Tecumseh: "Once a Happy Race"


Early in the 19th century, Governor William Henry Harrison of the Indiana Territory made a number of treaties with Native Americans that involved the ceding of land to the United States government. Shawnee chief Tecumseh attempted to prevent the loss of additional lands by forming an alliance of tribes and asserting that one tribe could not cede land without the permission of all the others. In 1810 Tecumseh spoke to Harrison in Vincennes, Indiana, denouncing the most recent treaty and declaring that white people had no right to take land from the Indians.
Tecumseh: “Once a Happy Race”
It is true I am a Shawanee [sic]. My forefathers were warriors. Their son is a warrior. From them I only take my existence; from my tribe I take nothing. I am the maker of my own fortune; and Oh! that I could make that of my red people, and of my country, as great as the conceptions of my mind, when I think of the Spirit that rules the universe. I would not then come to Governor Harrison, to ask him to tear the treaty and to obliterate the landmark; but I would say to him: Sir, you have liberty to return to your own country. The being within, communing with past ages, tells me that once, nor until lately, there was no white man on this continent. That it then all belonged to red men, children of the same parents, placed on it by the Great Spirit that made them, to keep it, to traverse it, to enjoy its productions, and to fill it with the same race.
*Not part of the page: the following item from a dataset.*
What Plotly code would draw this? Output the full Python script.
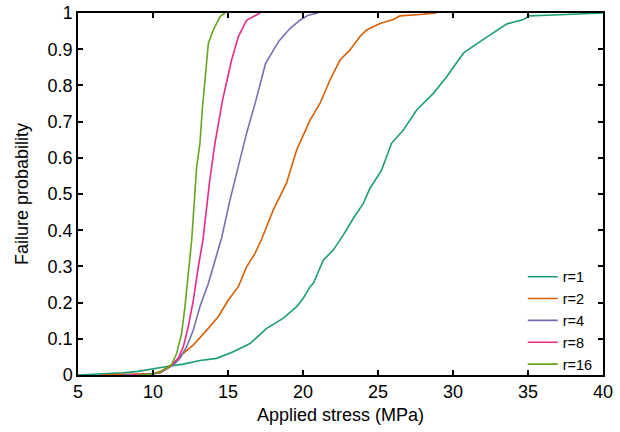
import plotly.graph_objects as go

# Applied stress (MPa) vs failure probability
r1_x = [5, 7, 8, 9, 9.8, 10.5, 11.13, 12.02, 13.13, 14.24, 15.35, 16.47, 17.58, 18.69, 19.58,
        20.02, 20.47, 20.69, 21.36, 22.02, 22.69, 23.36, 24.02, 24.47, 25.24, 25.9, 26.69,
        27.58, 28.69, 29.58, 30.69, 31.8, 33.02, 33.6, 34.7, 35.1, 37.1, 38.9, 40]
r1_y = [0, 0.003, 0.006, 0.01, 0.016, 0.02, 0.025, 0.03, 0.04, 0.046, 0.064, 0.087, 0.129,
        0.157, 0.189, 0.212, 0.244, 0.253, 0.318, 0.345, 0.387, 0.433, 0.474, 0.516, 0.566,
        0.64, 0.677, 0.732, 0.778, 0.824, 0.889, 0.921, 0.953, 0.97, 0.982, 0.992, 0.995,
        0.999, 1.0]

r2_x = [6.5, 8, 9, 10, 10.5, 11.36, 12.02, 12.69, 13.58, 14.35, 15.02, 15.69, 16.24, 16.8,
        17.24, 18.02, 18.9, 19.58, 20.47, 21.13, 21.8, 22.47, 23.13, 23.8, 24.24, 25.13,
        26.02, 26.47, 27.8, 28.9]
r2_y = [0, 0.001, 0.002, 0.004, 0.01, 0.032, 0.06, 0.083, 0.124, 0.161, 0.207, 0.244, 0.299,
        0.336, 0.375, 0.456, 0.53, 0.622, 0.704, 0.75, 0.815, 0.87, 0.898, 0.935, 0.953,
        0.971, 0.982, 0.992, 0.996, 1.0]

r4_x = [8, 9.5, 10.5, 11.36, 11.8, 12.24, 12.69, 13.13, 13.69, 14.13, 14.58, 15.13, 15.69,
        16.24, 16.87, 17.5, 18.4, 19.13, 19.8, 20.35, 21]
r4_y = [0, 0.001, 0.006, 0.028, 0.046, 0.078, 0.124, 0.189, 0.253, 0.318, 0.38, 0.483, 0.575,
        0.668, 0.76, 0.86, 0.923, 0.957, 0.98, 0.994, 1.0]

r8_x = [8.5, 10, 10.5, 11.2, 11.69, 12.02, 12.35, 12.69, 13.02, 13.33, 13.76, 14.13, 14.64,
        15.24, 15.69, 16.24, 17.13]
r8_y = [0, 0.003, 0.007, 0.025, 0.046, 0.078, 0.133, 0.207, 0.299, 0.373, 0.53, 0.64, 0.76,
        0.87, 0.935, 0.98, 1.0]

r16_x = [9, 10, 10.5, 11.24, 11.58, 11.91, 12.13, 12.35, 12.58, 12.91, 13.13, 13.3, 13.47,
         13.69, 14.02, 14.47, 14.8]
r16_y = [0, 0.003, 0.008, 0.028, 0.06, 0.115, 0.189, 0.281, 0.373, 0.575, 0.64, 0.74, 0.824,
         0.916, 0.953, 0.99, 1.0]

series = [("r=1", r1_x, r1_y, "#1b9e77"),
          ("r=2", r2_x, r2_y, "#d95f02"),
          ("r=4", r4_x, r4_y, "#7570b3"),
          ("r=8", r8_x, r8_y, "#e7298a"),
          ("r=16", r16_x, r16_y, "#66a61e")]

x_ticks = [5, 10, 15, 20, 25, 30, 35, 40]
y_ticks = [0, 0.1, 0.2, 0.3, 0.4, 0.5, 0.6, 0.7, 0.8, 0.9, 1]
y_tick_text = ["0", "0.1", "0.2", "0.3", "0.4", "0.5", "0.6", "0.7", "0.8", "0.9", "1"]

fig = go.Figure()
for name, xs, ys, col in series:
    fig.add_trace(go.Scatter(x=xs, y=ys, mode="lines", name=name,
                             line=dict(color=col, width=1.6)))

font_family = "Liberation Sans, Arial, sans-serif"
fig.update_layout(
    width=620, height=432,
    margin=dict(l=78, r=17, t=13, b=57),
    paper_bgcolor="white", plot_bgcolor="white",
    font=dict(family=font_family, size=18, color="black"),
    showlegend=True,
    legend=dict(x=0.99, y=-0.016, xanchor="right", yanchor="bottom",
                bgcolor="rgba(0,0,0,0)",
                font=dict(family=font_family, size=14.5, color="black"),
                tracegroupgap=0),
)
axis_common = dict(ticks="inside", ticklen=5, showline=True, linecolor="black",
                   linewidth=1.5, mirror="ticks", tickcolor="black", tickwidth=1.5,
                   showgrid=False, zeroline=False, automargin=False,
                   tickfont=dict(family=font_family, size=18, color="black"))
fig.update_xaxes(range=[5, 40], tickvals=x_ticks,
                 title=dict(text="Applied stress (MPa)", standoff=7,
                            font=dict(family=font_family, size=18, color="black")),
                 **axis_common)
fig.update_yaxes(range=[0, 1], tickvals=y_ticks, ticktext=y_tick_text,
                 title=dict(text="Failure probability", standoff=14,
                            font=dict(family=font_family, size=18, color="black")),
                 **axis_common)

fig.write_html("out.html")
Once a happy race. Since made miserable by the white people, who are never contented, but always encroaching. The way, and the only way, to check and to stop this evil, is for all the red men to unite in claiming a common and equal right in the land, as it was at first, and should be yet; for it never was divided, but belongs to all for the use of each. That no part has a right to sell, even to each other, much less to strangers; those who want all, and will not do with less.

The white people have no right to take the land from the Indians, because they had it first; it is theirs. They may sell, but all must join. Any sale not made by all is not valid. The late sale is bad. It was made by a part only. Part do not know how to sell. It requires all to make a bargain for all. All red men have equal rights to the unoccupied land. The right of occupancy is as good in one place as in another. There cannot be two occupations in the same place. The first excludes all others. It is not so in hunting or traveling; for there the same ground will serve many, as they may follow each other all day; but the camp is stationary, and that is occupancy. It belongs to the first who sits down on his blanket or skins which he has thrown upon the ground; and till he leaves it no other has a right.